1979 Monteleone Grand Artist
Monteleone Grand Artist Model Carved Top Mandolin (1979), made in Bayshore, New York, serial # 76, sunburst finish, curly maple back and sides, spruce top, maple neck with ebony fingerboard, original black hard shell case.
John Monteleone's Grand Artist mandolin is one of this venerated builder's signature creations, and generally considered one of the best of its type ever made. Not content to simply copy the Gibson F-5 as many have, Monteleone re-thought the design in the late 1970s and it emerged as the Grand Artist. Monteleone essentially took the high-art Art Nouveau F-5 and streamlined it into a more Deco layout without losing the essentials. His symmetrical headstock flares out in an elegant Art Deco shape that would not be out of place on a 1940s D'Angelico. He also subtly altered the body contours, in particular opening up the scroll, which yields slightly more interior space, adding a bit of volume and lower-end response. He also reshaped the body at the neck juncture to improve upper fret access.
This is a fairly early example of the Monteleone Grand Artist, made in 1979. It is immaculately well-built of the finest curly maple and tight-grained spruce, with a beautifully blended sunburst finish on all surfaces. While most bluegrass-oriented players have been loath to move on from the traditional Gibson F-5, a number of progressive mandolinists have made extensive use of Monteleone's creations including David Grisman, Don Stiernberg, and Mike Marshall. It is very rare in this traditionally-oriented world for a modern instrument to become a true classic, but apart from the F-5 and the many nearly identical copies, the Grand Artist stands alone as one of the most highly regarded of all mandolins from any era.
Overall length is 27 5/16 in. (69.4 cm.), 9 15/16 in. (25.2 cm.) wide at lower bout, and 1 5/8 in. (4.1 cm.) in depth, measured at side of rim.
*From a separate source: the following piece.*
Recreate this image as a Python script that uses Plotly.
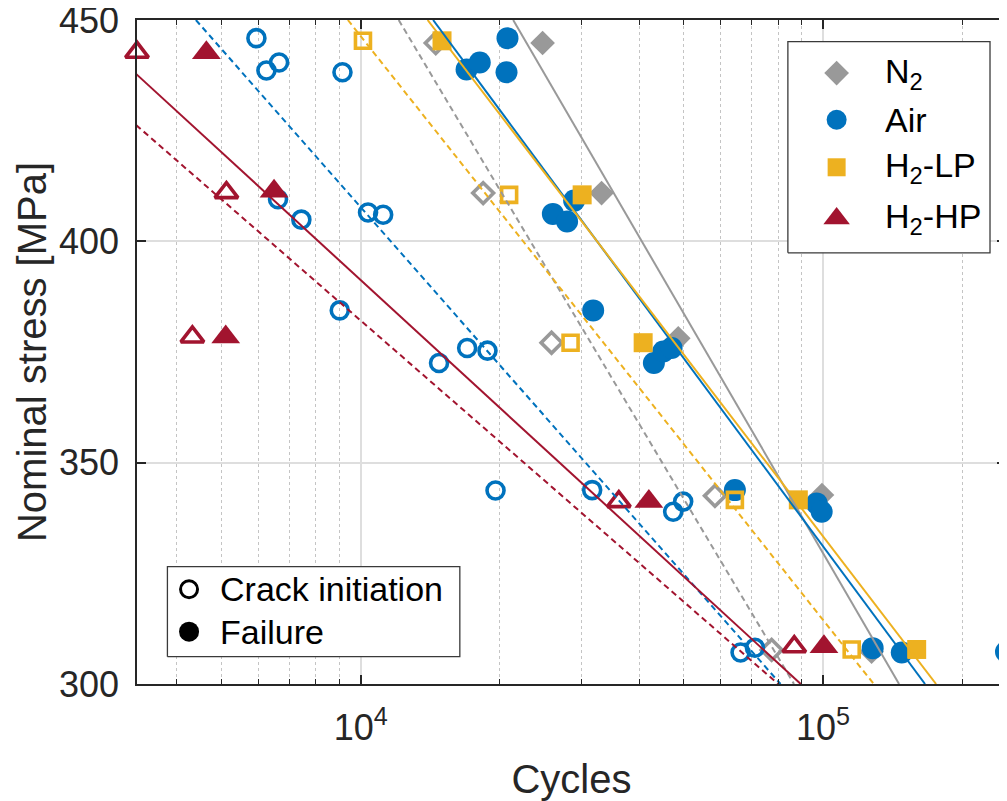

Scale length is 14 in. (356 mm.). Width of nut is 1 9/16 in. (40 mm.).
This mandolin shows some playwear; it has been a working instrument and shows the scars of many gigs. There is a notable spot of pickwear into the wood on the top in the spot Gibson traditionally put a pickguard in and some other small dings and scrapes to the top finish. The lacquer on the back of the neck is worn down to the wood on both sides, in a larger area on the treble edge. The mandolin has been refretted very neatly and the back center seam has been resealed. The tailpiece shows some corrosion and loss to the plating.
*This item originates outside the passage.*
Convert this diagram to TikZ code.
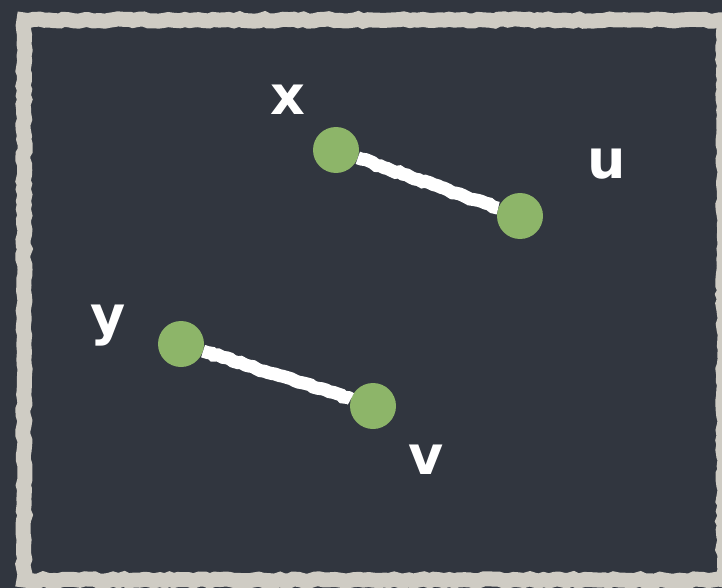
\documentclass[tikz,border=0pt]{standalone}
\usepackage{fontspec}
\setmainfont{DejaVu Sans}
\usetikzlibrary{decorations.pathmorphing}
\definecolor{board}{HTML}{31363F}
\definecolor{chalkframe}{HTML}{CFCCC4}
\definecolor{nodegreen}{HTML}{8DB569}
\tikzset{
  vertex/.style={circle, fill=nodegreen, minimum size=46pt, inner sep=0pt},
  chalkedge/.style={white, line width=13pt, decorate, decoration={random steps, segment length=4pt, amplitude=1pt}},
  lbl/.style={text=white, font=\bfseries\fontsize{54}{54}\selectfont, inner sep=0pt},
  framestyle/.style={draw=chalkframe, line width=15pt, decorate, decoration={random steps, segment length=5pt, amplitude=1.2pt}}
}
\begin{document}
\begin{tikzpicture}[x=1pt,y=-1pt]
  \fill[board] (0,0) rectangle (722,588);
  \useasboundingbox (0,0) rectangle (722,588);
  \path[framestyle] (24,20) -- (724,20) -- (724,580) -- (24,580) -- cycle;
  \node[vertex] (x) at (336,150) {};
  \node[vertex] (u) at (520,216) {};
  \node[vertex] (y) at (181,344) {};
  \node[vertex] (v) at (373,406) {};
  \draw[chalkedge] (x) -- (u);
  \draw[chalkedge] (y) -- (v);
  \node[lbl] (lx) at (288,100) {x};
  \node[lbl] (lu) at (607,164) {u};
  \node[lbl] (ly) at (108,326) {y};
  \node[lbl] (lv) at (426,460) {v};
\end{tikzpicture}
\end{document}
While many of the superlative instruments from this maker have been preserved as if in amber and rarely played seriously, this mandolin has been used as a tool to make music as the maker intended. The legacy of that is a fantastic feeling instrument with a truly gorgeous sound, developed over many years and distinctive in its own right. The Monteleone Grand Artist is one of the few mandolins of this caliber to depart so successfully from the established Lloyd Loar pattern and still be regarded as one of the world's finest instruments of its type. This Monteleone is simply one of the finest post-1920s mandolins we have heard, a joy to play and to hear. Excellent - Condition.